Each row of this table indicates the ID, name, and salary of an employee. It also contains the ID of their department.
 
**Table: Department**

| Column Name | Type    |
|-------------|---------|
| id          | int     |
| name        | varchar |

id is the primary key (column with unique values) for this table.

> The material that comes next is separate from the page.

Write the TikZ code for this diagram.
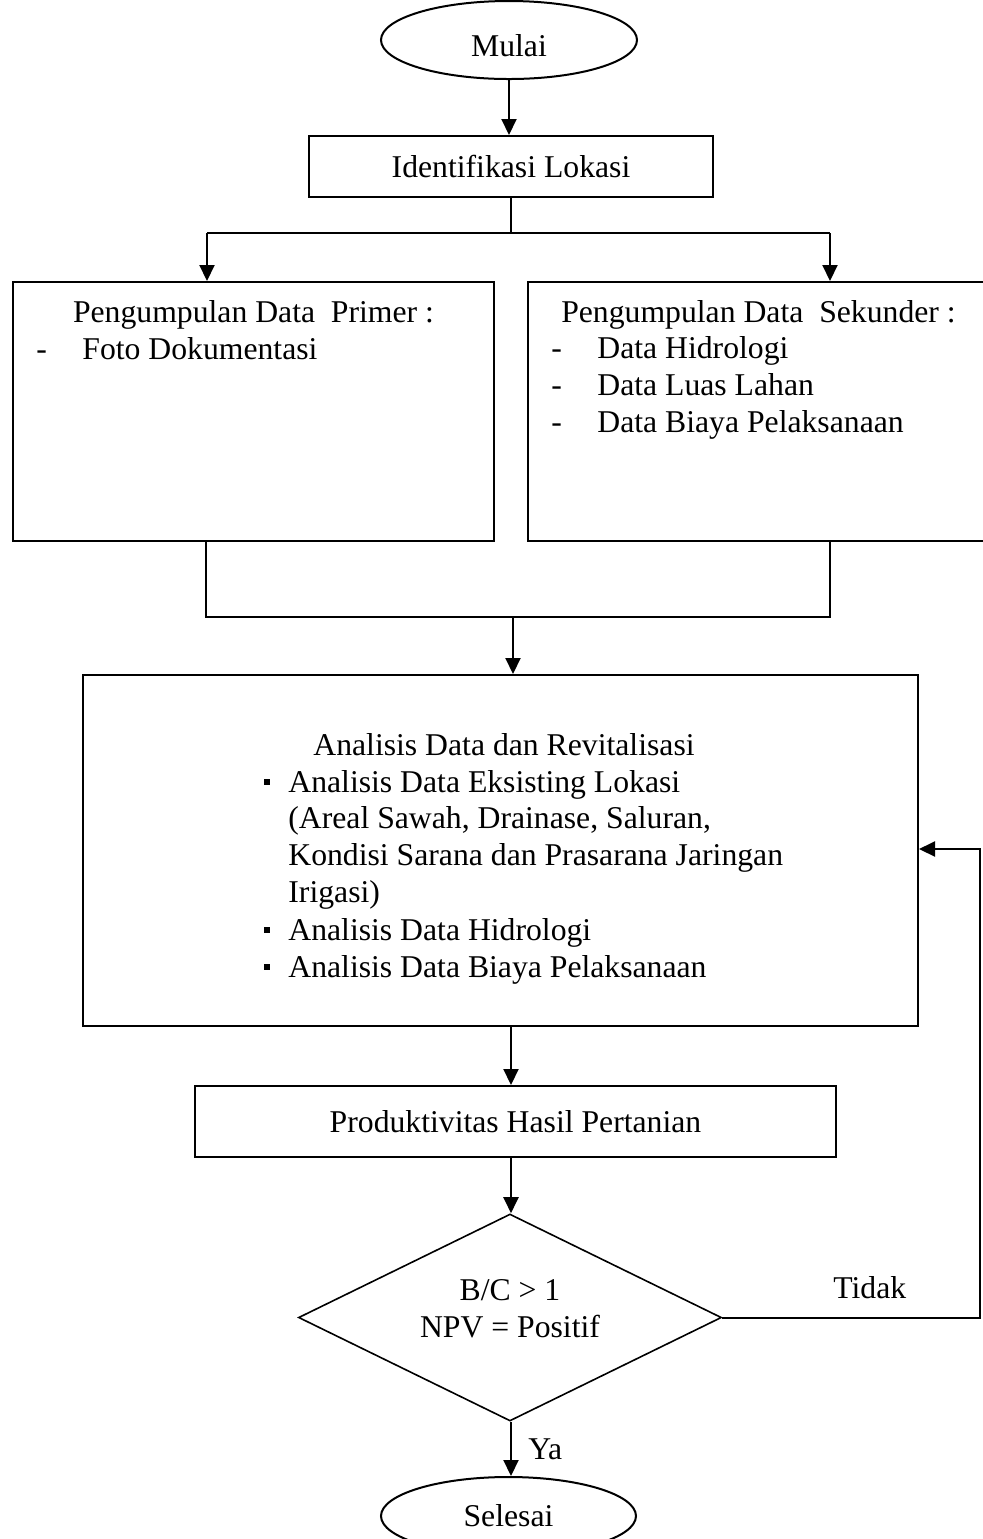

It is guaranteed that department name is not NULL.
Each row of this table indicates the ID of a department and its name.
 
**Write a solution to find employees who have the highest salary in each of the departments.**

Return the result table in any order.

The result format is in the following example.

**Example 1:**

**Input:**
**Employee table:**

| id | name  | salary | departmentId |
|----|-------|--------|--------------|
| 1  | Joe   | 70000  | 1            |
| 2  | Jim   | 90000  | 1            |
| 3  | Henry | 80000  | 2            |
| 4  | Sam   | 60000  | 2            |
| 5  | Max   | 90000  | 1            |

**Department table:**

| id | name  |
|----|-------|
| 1  | IT    |
| 2  | Sales |

**Output:**

| Department | Employee | Salary |
|------------|----------|--------|
| IT         | Jim      | 90000  |
| Sales      | Henry    | 80000  |
| IT         | Max      | 90000  |

**Explanation:** Max and Jim both have the highest salary in the IT department and Henry has the highest salary in the Sales department.

In [0]:
data_employee_184 = [
    (1, "Joe", 70000, 1),
    (2, "Jim", 90000, 1),
    (3, "Henry", 80000, 2),
    (4, "Sam", 60000, 2),
    (5, "Max", 90000, 1)
]

data_department_184 = [
    (1, "IT"),
    (2, "Sales")
]

columns_employee_184 = ["id", "name", "salary", "departmentId"]
df_employee_184 = spark.createDataFrame(data_employee_184, columns_employee_184)
df_employee_184.show()

columns_department_184 = ["id", "name"]
df_department_184 = spark.createDataFrame(data_department_184, columns_department_184)
df_department_184.show()

In [0]:
df_result = df_employee_184\
    .join(df_department_184, df_employee_184.departmentId == df_department_184.id, 'inner')\
        .select(df_employee_184["name"].alias("employee"),df_department_184["name"].alias("department"),"salary")

In [0]:
windowSec = Window.partitionBy("department").orderBy(col("salary").desc())

df_result\
    .withColumn("Rank", rank().over(windowSec))\
        .select("department","employee","salary")\
            .filter(col("Rank") == 1).show()